* Dataset content
****************************************

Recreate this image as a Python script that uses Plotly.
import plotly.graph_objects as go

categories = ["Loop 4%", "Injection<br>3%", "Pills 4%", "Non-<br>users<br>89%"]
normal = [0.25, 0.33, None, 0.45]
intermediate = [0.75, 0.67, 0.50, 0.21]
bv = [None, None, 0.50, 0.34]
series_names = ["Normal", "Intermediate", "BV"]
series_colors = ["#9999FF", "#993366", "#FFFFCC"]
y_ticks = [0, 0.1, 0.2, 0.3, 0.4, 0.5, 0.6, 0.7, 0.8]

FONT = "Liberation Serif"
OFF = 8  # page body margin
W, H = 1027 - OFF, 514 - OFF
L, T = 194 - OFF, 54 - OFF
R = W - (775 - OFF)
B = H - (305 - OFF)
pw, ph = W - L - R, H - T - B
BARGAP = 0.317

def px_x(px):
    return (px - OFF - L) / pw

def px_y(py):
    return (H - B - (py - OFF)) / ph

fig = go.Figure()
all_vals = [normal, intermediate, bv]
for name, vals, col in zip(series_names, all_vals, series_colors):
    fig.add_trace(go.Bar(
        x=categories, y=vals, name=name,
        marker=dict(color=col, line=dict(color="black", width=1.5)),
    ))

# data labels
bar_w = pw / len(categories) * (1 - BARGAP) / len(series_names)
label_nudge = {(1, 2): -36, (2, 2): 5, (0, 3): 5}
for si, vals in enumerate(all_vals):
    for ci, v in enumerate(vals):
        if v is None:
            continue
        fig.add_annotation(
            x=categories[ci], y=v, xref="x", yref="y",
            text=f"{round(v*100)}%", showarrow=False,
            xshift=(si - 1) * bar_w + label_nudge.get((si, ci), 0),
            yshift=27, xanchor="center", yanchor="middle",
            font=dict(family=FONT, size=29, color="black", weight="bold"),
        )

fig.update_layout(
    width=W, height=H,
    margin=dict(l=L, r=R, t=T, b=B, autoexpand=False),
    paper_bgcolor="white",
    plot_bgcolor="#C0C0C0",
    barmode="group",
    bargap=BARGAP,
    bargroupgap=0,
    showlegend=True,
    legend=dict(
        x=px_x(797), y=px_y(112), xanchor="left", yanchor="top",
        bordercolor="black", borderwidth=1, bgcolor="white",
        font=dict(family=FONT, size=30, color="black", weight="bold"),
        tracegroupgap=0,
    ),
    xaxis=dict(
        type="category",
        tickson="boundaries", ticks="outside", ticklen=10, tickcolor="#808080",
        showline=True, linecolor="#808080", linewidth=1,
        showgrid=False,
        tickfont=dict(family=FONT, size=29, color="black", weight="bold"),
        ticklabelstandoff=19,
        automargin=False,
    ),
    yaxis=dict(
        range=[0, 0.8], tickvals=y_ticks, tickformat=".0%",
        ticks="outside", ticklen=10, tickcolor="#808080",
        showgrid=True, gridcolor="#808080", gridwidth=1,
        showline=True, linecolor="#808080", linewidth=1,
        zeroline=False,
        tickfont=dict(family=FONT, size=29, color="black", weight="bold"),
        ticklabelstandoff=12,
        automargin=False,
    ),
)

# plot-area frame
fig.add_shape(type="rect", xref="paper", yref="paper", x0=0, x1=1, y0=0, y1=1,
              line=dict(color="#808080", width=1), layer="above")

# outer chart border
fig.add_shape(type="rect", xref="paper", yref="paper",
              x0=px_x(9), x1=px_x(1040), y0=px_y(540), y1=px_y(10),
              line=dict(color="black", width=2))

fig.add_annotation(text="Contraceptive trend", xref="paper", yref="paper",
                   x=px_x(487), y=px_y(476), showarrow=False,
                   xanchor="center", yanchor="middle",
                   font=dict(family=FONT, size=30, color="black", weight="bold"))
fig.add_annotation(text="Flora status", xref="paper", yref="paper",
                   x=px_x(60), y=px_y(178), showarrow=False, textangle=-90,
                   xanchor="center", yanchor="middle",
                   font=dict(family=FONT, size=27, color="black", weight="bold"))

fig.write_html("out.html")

****************************************

The required output is the exact run of lines from the beginning of the listing above to the line that contains "return (H - B - (py - OFF)) / ph", inclusive of both.

* Result
Recreate this image as a Python script that uses Plotly.
import plotly.graph_objects as go

categories = ["Loop 4%", "Injection<br>3%", "Pills 4%", "Non-<br>users<br>89%"]
normal = [0.25, 0.33, None, 0.45]
intermediate = [0.75, 0.67, 0.50, 0.21]
bv = [None, None, 0.50, 0.34]
series_names = ["Normal", "Intermediate", "BV"]
series_colors = ["#9999FF", "#993366", "#FFFFCC"]
y_ticks = [0, 0.1, 0.2, 0.3, 0.4, 0.5, 0.6, 0.7, 0.8]

FONT = "Liberation Serif"
OFF = 8  # page body margin
W, H = 1027 - OFF, 514 - OFF
L, T = 194 - OFF, 54 - OFF
R = W - (775 - OFF)
B = H - (305 - OFF)
pw, ph = W - L - R, H - T - B
BARGAP = 0.317

def px_x(px):
    return (px - OFF - L) / pw

def px_y(py):
    return (H - B - (py - OFF)) / ph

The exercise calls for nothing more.